Но девочка молчала и, не опуская глаз, прямо смотрела на барыню.
— Должно быть, она сильно испугалась, — догадалась барыня. — Совсем язык отнялся… Господи, Господи!.. Привезу ее домой, заставлю вымыть… натру спиртом, уложу, напою липовым цветом или бузиной… — И барыня отдалась своим лекарственным соображениям-. Временами она обращалась к девочке с вопросами, но девочка продолжала молчать.
Барыня была сердобольная, она не могла без ужаса подумать, что было бы, если бы девочку ушибли или (спаси, Боже!) раздавили лошади.
— А все этот Герасим неосторожный!.. Сколько раз говорила ему!
А Герасим гнал лошадей, и они в десять минут донесли карету до дому.
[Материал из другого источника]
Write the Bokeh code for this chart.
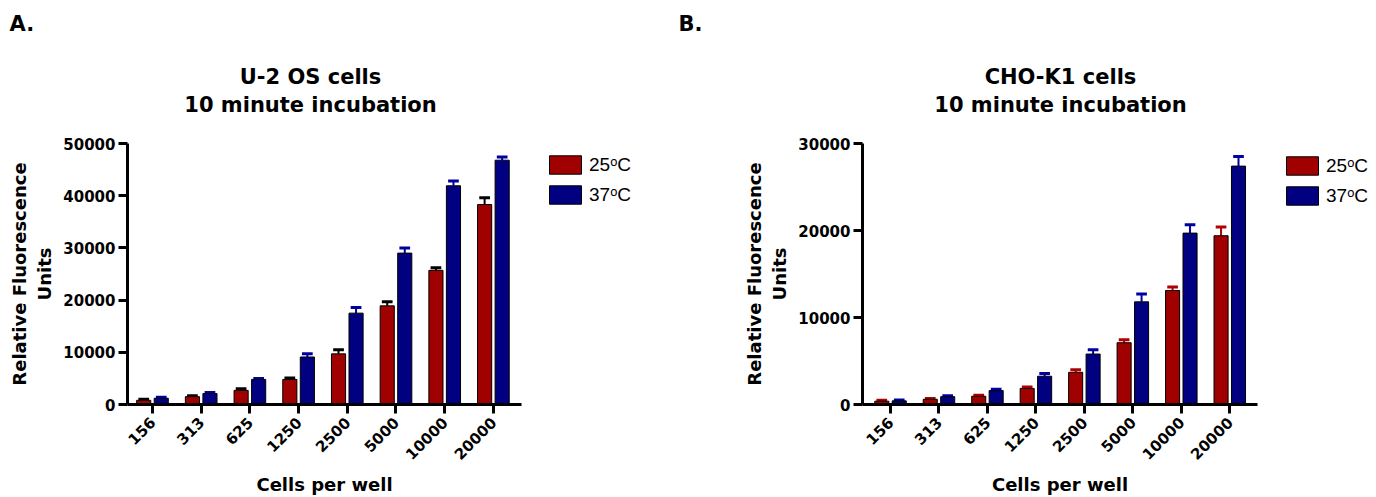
from math import pi
from bokeh.plotting import figure
from bokeh.models import Legend, LegendItem, FixedTicker, Range1d, Label
from bokeh.layouts import row, column
from bokeh.embed import file_html
from bokeh.resources import INLINE

# ---------------- data ----------------
cells = ["156", "313", "625", "1250", "2500", "5000", "10000", "20000"]

u2os_25 = [800, 1500, 2700, 4800, 9700, 18900, 25700, 38300]
u2os_25_err = [200, 200, 300, 300, 800, 800, 500, 1300]
u2os_37 = [1200, 2100, 4800, 9100, 17500, 29000, 41900, 46800]
u2os_37_err = [200, 200, 200, 600, 1100, 1000, 900, 600]

cho_25 = [380, 600, 950, 1850, 3700, 7100, 13100, 19400]
cho_25_err = [100, 100, 100, 150, 300, 350, 400, 1000]
cho_37 = [420, 900, 1600, 3250, 5800, 11800, 19700, 27400]
cho_37_err = [100, 100, 150, 300, 500, 900, 950, 1100]

series_labels = ["25\u1d52C", "37\u1d52C"]
u2os_ticks = [0, 10000, 20000, 30000, 40000, 50000]
cho_ticks = [0, 10000, 20000, 30000]
panel_letters = ["A.", "B."]
titles = [["U-2 OS cells", "10 minute incubation"],
          ["CHO-K1 cells", "10 minute incubation"]]

BFONT = "DejaVu Sans"
RFONT = "Liberation Sans"
RED = "#A00000"
BLUE = "#000080"
HEAD_H = 120
ROW_H = 497 - HEAD_H


def blank(width, height, xr, yr):
    f = figure(width=width, height=height, x_range=xr, y_range=yr,
               output_backend="svg", toolbar_location=None,
               x_axis_location=None, y_axis_location=None, min_border=0)
    f.outline_line_color = None
    f.xgrid.visible = False
    f.ygrid.visible = False
    return f


# ---------------- header with panel letters and titles ----------------
head = blank(1376, HEAD_H, Range1d(0, 1376), Range1d(HEAD_H, 0))
for letter, lx in zip(panel_letters, [9, 678]):
    head.add_layout(Label(x=lx, y=23, text=letter, text_font=BFONT,
                          text_font_size="21px", text_font_style="bold",
                          text_align="left", text_baseline="middle",
                          text_color="black"))
for (t1, t2), cx in zip(titles, [310, 1060]):
    for txt, ty in ((t1, 76), (t2, 104)):
        head.add_layout(Label(x=cx, y=ty, text=txt, text_font=BFONT,
                              text_font_size="21px", text_font_style="bold",
                              text_align="center", text_baseline="middle",
                              text_color="black"))


def chart(width, bl, x0, x1, ymax, yticks, v25, e25, v37, e37, err25_color):
    p = figure(width=width, height=ROW_H, x_range=Range1d(x0, x1),
               y_range=Range1d(0, ymax), output_backend="svg",
               toolbar_location=None, min_border_left=bl,
               min_border_right=10, min_border_top=143 - HEAD_H,
               min_border_bottom=93)
    p.outline_line_color = None
    p.xgrid.visible = False
    p.ygrid.visible = False

    xs = list(range(len(cells)))
    off = 0.18
    w = 0.29
    xr = [x - off for x in xs]
    xb = [x + off for x in xs]

    # error bars (upper only)
    capw = 0.11
    for xx, vv, ee, col in ((xr, v25, e25, err25_color), (xb, v37, e37, "#0000A0")):
        tops = [v + e for v, e in zip(vv, ee)]
        p.segment(x0=xx, y0=vv, x1=xx, y1=tops, line_color=col, line_width=2)
        p.segment(x0=[x - capw for x in xx], y0=tops,
                  x1=[x + capw for x in xx], y1=tops,
                  line_color=col, line_width=3)

    p.vbar(x=xr, top=v25, width=w, bottom=0, fill_color=RED,
           line_color="black", line_width=1)
    p.vbar(x=xb, top=v37, width=w, bottom=0, fill_color=BLUE,
           line_color="black", line_width=1)

    for ax in (p.xaxis[0], p.yaxis[0]):
        ax.axis_line_width = 3
        ax.axis_line_color = "black"
        ax.major_tick_line_width = 3
        ax.major_tick_out = 9
        ax.major_tick_in = 0
        ax.minor_tick_line_color = None
        ax.major_label_text_font = BFONT
        ax.major_label_text_font_style = "bold"
        ax.major_label_text_font_size = "15px"
        ax.major_label_text_color = "black"
        ax.axis_label_text_font = BFONT
        ax.axis_label_text_font_style = "bold"
        ax.axis_label_text_color = "black"
    p.yaxis.ticker = FixedTicker(ticks=yticks)
    p.yaxis.major_label_standoff = 3
    p.yaxis.axis_label = "Relative Fluorescence\nUnits"
    p.yaxis.axis_label_text_font_size = "18px"
    p.yaxis.axis_label_standoff = 5
    p.xaxis.ticker = FixedTicker(ticks=xs)
    p.xaxis.major_label_overrides = {i: c for i, c in enumerate(cells)}
    p.xaxis.major_label_orientation = pi / 4
    p.xaxis.major_label_standoff = 6
    p.xaxis.axis_label = "Cells per well"
    p.xaxis.axis_label_text_font_size = "18px"
    p.xaxis.axis_label_standoff = 6
    return p


def legend_fig(width, loc):
    f = blank(width, ROW_H, Range1d(0, 1), Range1d(0, 1))
    # swatch renderers: one bar each, placed outside the visible range
    r25 = f.vbar(x=[5], top=[5], bottom=[4], width=1, fill_color=RED,
                 line_color="black", line_width=1)
    r37 = f.vbar(x=[5], top=[5], bottom=[4], width=1, fill_color=BLUE,
                 line_color="black", line_width=1)
    leg = Legend(items=[LegendItem(label=series_labels[0], renderers=[r25]),
                        LegendItem(label=series_labels[1], renderers=[r37])],
                 location=loc, glyph_width=40, glyph_height=23,
                 label_text_font=RFONT, label_text_font_size="19px",
                 label_text_color="black", padding=0, spacing=7,
                 label_standoff=4, margin=0, border_line_alpha=0,
                 background_fill_alpha=0, label_height=23)
    f.add_layout(leg)
    return f


# the legend figures' frames are aligned with the chart frames (y 143..404)
left = chart(width=531, bl=127, x0=-0.513, x1=7.577, ymax=50000,
             yticks=u2os_ticks, v25=u2os_25, e25=u2os_25_err, v37=u2os_37,
             e37=u2os_37_err, err25_color="black")
left_leg = legend_fig(139, (14, 404 - 206))

right = chart(width=597, bl=192, x0=-0.578, x1=7.572, ymax=30000,
              yticks=cho_ticks, v25=cho_25, e25=cho_25_err, v37=cho_37,
              e37=cho_37_err, err25_color="#B00000")
right_leg = legend_fig(109, (15, 404 - 207))

layout = column(head, row(left, left_leg, right, right_leg))
open("out.html", "w").write(file_html(layout, INLINE))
Это был большой двухэтажный дом с колоннами, со львами на воротах, с большим палисадником, огороженным красивой чугунной решеткой.
III
Графиня была вдова. Муж ее некогда управлял каким-то большим отделением; был он очень знатный барин, жил роскошно, открыто и оставил после себя трех детей.
Старший сын, Лев, был теперь уже студент третьего курса, историк-филолог. Младшего сына, семнадцатилетнего Созонта, все знакомые называли «философом» за его чудачества. Старший брат был красавец, статный, ловкий, с выразительными голубыми глазами и черными курчавыми волосами, а младший, наоборот, был ростом два аршина пять вершков,[1] худой, бледный, болезненный юноша, с большой головой клином. На этой голове росли редкие белесоватые волосы, и росли они плохо, так что издали Созонт казался совсем лысым, — тем более что графиня постоянно держала его остриженным под гребенку в надежде, что волосы хоть когда-нибудь да вырастут. Созонт был уже в восьмом классе гимназии и на следующий год должен был стать студентом.
Такая разница была не только в наружности братьев, но еще более в их душевном складе.
Старший брат Лев был джентльмен, рыцарь, готовый защищать мечом свою графскую честь, ловкий танцор, блестящий кавалер, виртуозный музыкант.
Философ был тихий и угрюмый разумник, который глубоко задумывался над каждой малостью. У него была не комната, а нора, даже две норы — две большие низенькие залы внизу, за маленьким коридорчиком — темные, но теплые. Он сам их выбрал, потому что там никто не мешал ему читать и думать, думать и читать. А он читал и думал постоянно, несмотря на все запрещения докторов.